=== Exercise details ===
Give the listing again exactly, omitting its images.

>> BEGIN Information provided

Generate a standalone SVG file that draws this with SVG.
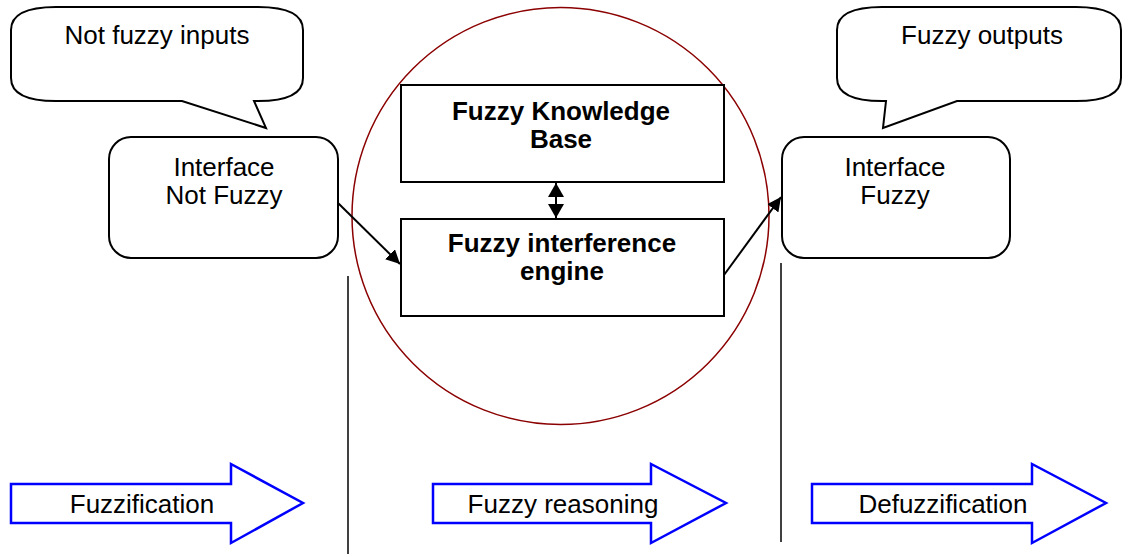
<svg xmlns="http://www.w3.org/2000/svg" width="1122" height="554" viewBox="0 0 1122 554">
<style>
.t{font-family:"Liberation Sans",Arial,sans-serif;font-size:26px;fill:#000;text-anchor:middle}
.b{font-weight:bold;font-size:26px}
.sh{fill:#fff;stroke:#000;stroke-width:2}
.blk{fill:#fff;stroke:#0000ff;stroke-width:2.5}
.ln{stroke:#000;stroke-width:2;fill:none}
</style>
<defs>
<marker id="ah" viewBox="0 0 10 10" refX="10" refY="5" markerWidth="14" markerHeight="16" markerUnits="userSpaceOnUse" orient="auto-start-reverse" preserveAspectRatio="none">
<path d="M0,0 L10,5 L0,10 z" fill="#000"/>
</marker>
<marker id="ah2" viewBox="0 0 10 10" refX="10" refY="5" markerWidth="14" markerHeight="14" markerUnits="userSpaceOnUse" orient="auto-start-reverse">
<path d="M0,0 L10,5 L0,10 z" fill="#000"/>
</marker>
</defs>
<rect width="1122" height="554" fill="#fff"/>
<g id="reasoning-circle">
<circle cx="560.5" cy="216" r="208.5" fill="none" stroke="#8b0000" stroke-width="1.5"/>
</g>
<g id="callout-inputs">
<path class="sh" d="M56,7 L258,7 Q303,7 303,30 L303,78 Q303,101 258,101 L254,101 L266,128 L182,101 L56,101 Q11,101 11,78 L11,30 Q11,7 56,7 Z"/>
<text class="t" x="157" y="44">Not fuzzy inputs</text>
</g>
<g id="callout-outputs">
<path class="sh" d="M882,7 L1076,7 Q1121,7 1121,30 L1121,78 Q1121,101 1076,101 L957,101 L883,128 L886,101 L882,101 Q837,101 837,78 L837,30 Q837,7 882,7 Z"/>
<text class="t" x="982" y="44">Fuzzy outputs</text>
</g>
<g id="interface-not-fuzzy">
<rect class="sh" x="109" y="137" width="229" height="121" rx="22" ry="22"/>
<text class="t" x="224" y="176">Interface</text>
<text class="t" x="224" y="204">Not Fuzzy</text>
</g>
<g id="interface-fuzzy">
<rect class="sh" x="782" y="137" width="228" height="121" rx="22" ry="22"/>
<text class="t" x="895" y="176">Interface</text>
<text class="t" x="895" y="204">Fuzzy</text>
</g>
<g id="knowledge-base">
<rect class="sh" x="401" y="85" width="323" height="97"/>
<text class="t b" x="561" y="120">Fuzzy Knowledge</text>
<text class="t b" x="561" y="148">Base</text>
</g>
<g id="inference-engine">
<rect class="sh" x="401" y="219" width="323" height="97"/>
<text class="t b" x="562" y="252">Fuzzy interference</text>
<text class="t b" x="562" y="280">engine</text>
</g>
<g id="connectors">
<line class="ln" x1="556" y1="183" x2="556" y2="218" stroke-width="2.5" marker-start="url(#ah)" marker-end="url(#ah)"/>
<line class="ln" x1="338" y1="203" x2="400" y2="264" marker-end="url(#ah2)"/>
<line class="ln" x1="724" y1="275" x2="781" y2="197" marker-end="url(#ah2)"/>
<line x1="348" y1="276" x2="348" y2="554" stroke="#000" stroke-width="1.5"/>
<line x1="781" y1="263" x2="781" y2="542" stroke="#000" stroke-width="1.5"/>
</g>
<g id="arrow-fuzzification">
<path class="blk" d="M11,484 L231,484 L231,464 L303,503 L231,543 L231,523 L11,523 Z"/>
<text class="t" x="142" y="513">Fuzzification</text>
</g>
<g id="arrow-reasoning">
<path class="blk" d="M433,484 L651,484 L651,464 L726,503 L651,543 L651,523 L433,523 Z"/>
<text class="t" x="563" y="513">Fuzzy reasoning</text>
</g>
<g id="arrow-defuzzification">
<path class="blk" d="M812,484 L1032,484 L1032,464 L1106,503 L1032,543 L1032,523 L812,523 Z"/>
<text class="t" x="943" y="513">Defuzzification</text>
</g>
</svg>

>> END Information provided

=== Answer to the problem ===
Generate a standalone SVG file that draws this with SVG.
<svg xmlns="http://www.w3.org/2000/svg" width="1122" height="554" viewBox="0 0 1122 554">
<style>
.t{font-family:"Liberation Sans",Arial,sans-serif;font-size:26px;fill:#000;text-anchor:middle}
.b{font-weight:bold;font-size:26px}
.sh{fill:#fff;stroke:#000;stroke-width:2}
.blk{fill:#fff;stroke:#0000ff;stroke-width:2.5}
.ln{stroke:#000;stroke-width:2;fill:none}
</style>
<defs>
<marker id="ah" viewBox="0 0 10 10" refX="10" refY="5" markerWidth="14" markerHeight="16" markerUnits="userSpaceOnUse" orient="auto-start-reverse" preserveAspectRatio="none">
<path d="M0,0 L10,5 L0,10 z" fill="#000"/>
</marker>
<marker id="ah2" viewBox="0 0 10 10" refX="10" refY="5" markerWidth="14" markerHeight="14" markerUnits="userSpaceOnUse" orient="auto-start-reverse">
<path d="M0,0 L10,5 L0,10 z" fill="#000"/>
</marker>
</defs>
<rect width="1122" height="554" fill="#fff"/>
<g id="reasoning-circle">
<circle cx="560.5" cy="216" r="208.5" fill="none" stroke="#8b0000" stroke-width="1.5"/>
</g>
<g id="callout-inputs">
<path class="sh" d="M56,7 L258,7 Q303,7 303,30 L303,78 Q303,101 258,101 L254,101 L266,128 L182,101 L56,101 Q11,101 11,78 L11,30 Q11,7 56,7 Z"/>
<text class="t" x="157" y="44">Not fuzzy inputs</text>
</g>
<g id="callout-outputs">
<path class="sh" d="M882,7 L1076,7 Q1121,7 1121,30 L1121,78 Q1121,101 1076,101 L957,101 L883,128 L886,101 L882,101 Q837,101 837,78 L837,30 Q837,7 882,7 Z"/>
<text class="t" x="982" y="44">Fuzzy outputs</text>
</g>
<g id="interface-not-fuzzy">
<rect class="sh" x="109" y="137" width="229" height="121" rx="22" ry="22"/>
<text class="t" x="224" y="176">Interface</text>
<text class="t" x="224" y="204">Not Fuzzy</text>
</g>
<g id="interface-fuzzy">
<rect class="sh" x="782" y="137" width="228" height="121" rx="22" ry="22"/>
<text class="t" x="895" y="176">Interface</text>
<text class="t" x="895" y="204">Fuzzy</text>
</g>
<g id="knowledge-base">
<rect class="sh" x="401" y="85" width="323" height="97"/>
<text class="t b" x="561" y="120">Fuzzy Knowledge</text>
<text class="t b" x="561" y="148">Base</text>
</g>
<g id="inference-engine">
<rect class="sh" x="401" y="219" width="323" height="97"/>
<text class="t b" x="562" y="252">Fuzzy interference</text>
<text class="t b" x="562" y="280">engine</text>
</g>
<g id="connectors">
<line class="ln" x1="556" y1="183" x2="556" y2="218" stroke-width="2.5" marker-start="url(#ah)" marker-end="url(#ah)"/>
<line class="ln" x1="338" y1="203" x2="400" y2="264" marker-end="url(#ah2)"/>
<line class="ln" x1="724" y1="275" x2="781" y2="197" marker-end="url(#ah2)"/>
<line x1="348" y1="276" x2="348" y2="554" stroke="#000" stroke-width="1.5"/>
<line x1="781" y1="263" x2="781" y2="542" stroke="#000" stroke-width="1.5"/>
</g>
<g id="arrow-fuzzification">
<path class="blk" d="M11,484 L231,484 L231,464 L303,503 L231,543 L231,523 L11,523 Z"/>
<text class="t" x="142" y="513">Fuzzification</text>
</g>
<g id="arrow-reasoning">
<path class="blk" d="M433,484 L651,484 L651,464 L726,503 L651,543 L651,523 L433,523 Z"/>
<text class="t" x="563" y="513">Fuzzy reasoning</text>
</g>
<g id="arrow-defuzzification">
<path class="blk" d="M812,484 L1032,484 L1032,464 L1106,503 L1032,543 L1032,523 L812,523 Z"/>
<text class="t" x="943" y="513">Defuzzification</text>
</g>
</svg>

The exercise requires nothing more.